Donn's Articles » Smullen honoured by elite

Smullen honoured by elite

Pat Smullen continually said on Sunday that the day wasn’t about him, but it was.  It wouldn’t have happened were it not for him.  They wouldn’t have come.

When AP McCoy rode Gannicus to win the legends’ race at Doncaster in September 2015, four months after he had officially retired from race-riding, he said that it was a one-off, that he would never ride in a race again.

Ruby Walsh got off Kemboy in the winner’s enclosure at Punchestown last April, and said that that was it, that he wouldn’t be riding again.

Both of them meant it too.  If either of them was going to ride again, it was going to take something extraordinary to get them there.

Ruby Walsh summed it up on Saturday, the day before the race.  There are some people in the world, he said, who, when they ask you to do something, you just do it.

It was something extraordinary too.  It was a day of top class racing, nine races, four of them Group 1s.  Yet, there was always a chance that the Pat Smullen Champions Race for Cancer Trials Ireland would trump them all.

And it wasn’t just the race.  It wasn’t just the riders.  Paul Carberry, Ted Durcan, Kieren Fallon, Richard Hughes, Johnny Murtagh, AP McCoy, Joseph O’Brien, Charlie Swan, Ruby Walsh.  Multiple champions all.  

It was the occasion, the cause.  The man.  They were there because Pat Smullen asked them to be there.

The only downside was that Pat Smullen wasn’t riding in the race himself.  When the race was but a germ of an idea, the intention was that he would.  Then he had that sickening setback that necessitated more chemotherapy. 

You would have forgiven him if he had retreated then, gone to ground, hidden from the world and concentrated on getting himself right again, but he didn’t.  It was just another measure of the man that he is.  Fund-raising efforts increased and momentum gathered.  Every donation valued, from significant contributions from people like JP McManus and Moyglare Stud and Sheikh Hamdan, to the people who were coming up to Ruby Walsh and Dermot Weld at the races and handing them cheques and cash.  Every penny going to Cancer Trials Ireland.  As of yesterday morning, the amount raised had gone beyond €2.5 million.  It’s staggering. 

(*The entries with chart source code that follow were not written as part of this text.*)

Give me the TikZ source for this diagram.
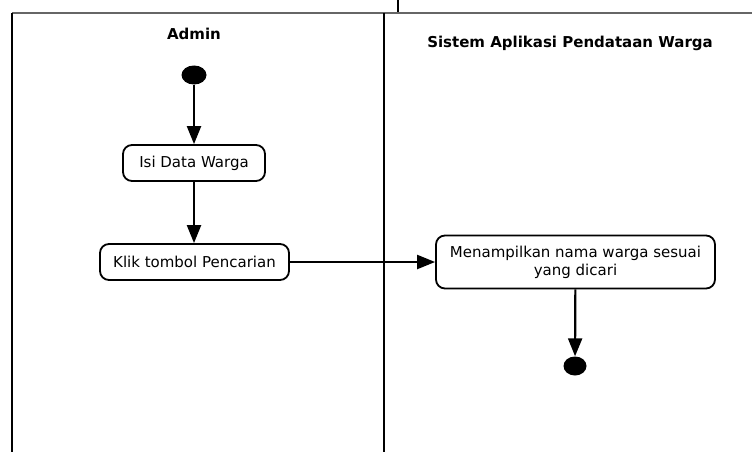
\documentclass[tikz,border=0pt]{standalone}
\usepackage{fontspec}
\setmainfont{DejaVu Sans}
\usetikzlibrary{arrows.meta,shapes.geometric}
\tikzset{
  lane/.style={line width=2.6pt,black},
  topedge/.style={line width=2pt,black!60},
  action/.style={draw,line width=1.8pt,rounded corners=9pt,fill=white,
    inner sep=0pt,align=center,font=\fontsize{15}{18}\selectfont},
  flow/.style={line width=2.2pt,-{Triangle[width=14pt,length=18pt]}},
  startnode/.style={ellipse,fill=black,minimum width=25pt,minimum height=19pt,inner sep=0pt},
  endnode/.style={ellipse,fill=black,minimum width=23pt,minimum height=19pt,inner sep=0pt},
  lanetitle/.style={font=\fontsize{15}{17}\selectfont\bfseries}
}
\begin{document}
\begin{tikzpicture}[x=1pt,y=-1pt]
  \useasboundingbox (0,0) rectangle (752,452);
  \fill[white] (0,0) rectangle (752,452);

  % swimlane frame
  \coordinate (tl) at (12,13);
  \coordinate (tr) at (752,13);
  \coordinate (bl) at (12,452);
  \coordinate (mt) at (384,13);
  \coordinate (mb) at (384,452);
  \draw[topedge] (tl) -- (tr);
  \draw[lane] (tl) -- (bl);
  \draw[lane] (mt) -- (mb);
  \coordinate (tk1) at (398,0);
  \coordinate (tk2) at (398,12);
  \draw[line width=1.2pt] (tk1) -- (tk2);

  % lane titles
  \node[lanetitle] (admin) at (194,34) {Admin};
  \node[lanetitle] (sistem) at (570,43) {Sistem Aplikasi Pendataan Warga};

  % activities
  \node[startnode] (start) at (194,75) {};
  \node[action,minimum width=142pt,minimum height=36pt] (isi) at (194,163) {Isi Data Warga};
  \node[action,minimum width=189pt,minimum height=36pt] (klik) at (194.5,262) {Klik tombol Pencarian};
  \node[action,minimum width=279pt,minimum height=53pt] (tampil) at (575.5,262)
    {Menampilkan nama warga sesuai\\yang dicari};
  \node[endnode] (end) at (575,366) {};

  % control flow
  \draw[flow] (start) -- (isi);
  \draw[flow] (isi.south) -- (isi.south |- klik.north);
  \draw[flow] (klik.east) -- (klik.east -| tampil.west);
  \draw[flow] (tampil) -- (end);
\end{tikzpicture}
\end{document}
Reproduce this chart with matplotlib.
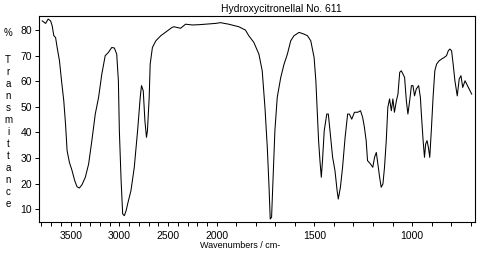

The preamble on Sunday followed the script.  The crowds gathered and the atmosphere built.  Dermot Weld won the Moyglare “Jewels” Blandford Stakes with Tarnawa.  Then the trainer sent the Moyglare Stud filly Search For A Song out for the Comer Group International Irish St Leger under Chris Hayes, and he won that too.

There was a resonance to that win.  The trainer, the race, the colours.  Not only were Dermot Weld and Pat Smullen a formidable partnership throughout the entire of the rider’s career, but the Irish St Leger is a special race for Pat Smullen.  He won it four times in a row on Vinnie Roe, with the first of those victories, in the 2001 renewal, the victory from which his career took flight.  As well as that, the Moyglare Stud colours that Chris Hayes wore on Sunday, the black body with the white sleeves, the red cap with the black star, are colours that are synonymous with Pat Smullen.

The Pat Smullen race followed the script too.  It rained beforehand, but nobody cared.  There was a feeling of bonhomie and camaraderie, a feelgood buzz that told you that this was a special occasion.  The riders joked and laughed beforehand and, when the stalls opened, they rode to win.

AP McCoy led the whole way on the Laverys’ horse Quizical.  He was challenged by Ruby Walsh on his right and Johnny Murtagh on his left at the furlong marker, with Paul Carberry stalking on the far side on Katiymann, but we had seen that drive a few times before, that thou-shalt-not-pass drive.  And it was fitting too that Dessie Scahill called them home.

Emotions were all over the place.  Sheila Lavery said that she wished more than anything that it had been Pat who she had been legging up but, for her horse to win Pat’s race, with AP McCoy riding, that was the next best thing.  AP McCoy said that it was all down to Pat Smullen, a great jockey and an even better person.  That it was a day that he could be proud of. 

Pat Smullen said that he was overcome.  That it was overwhelming.  Humbling.  That he felt privileged.  That it wasn’t about him.  But we know that it was.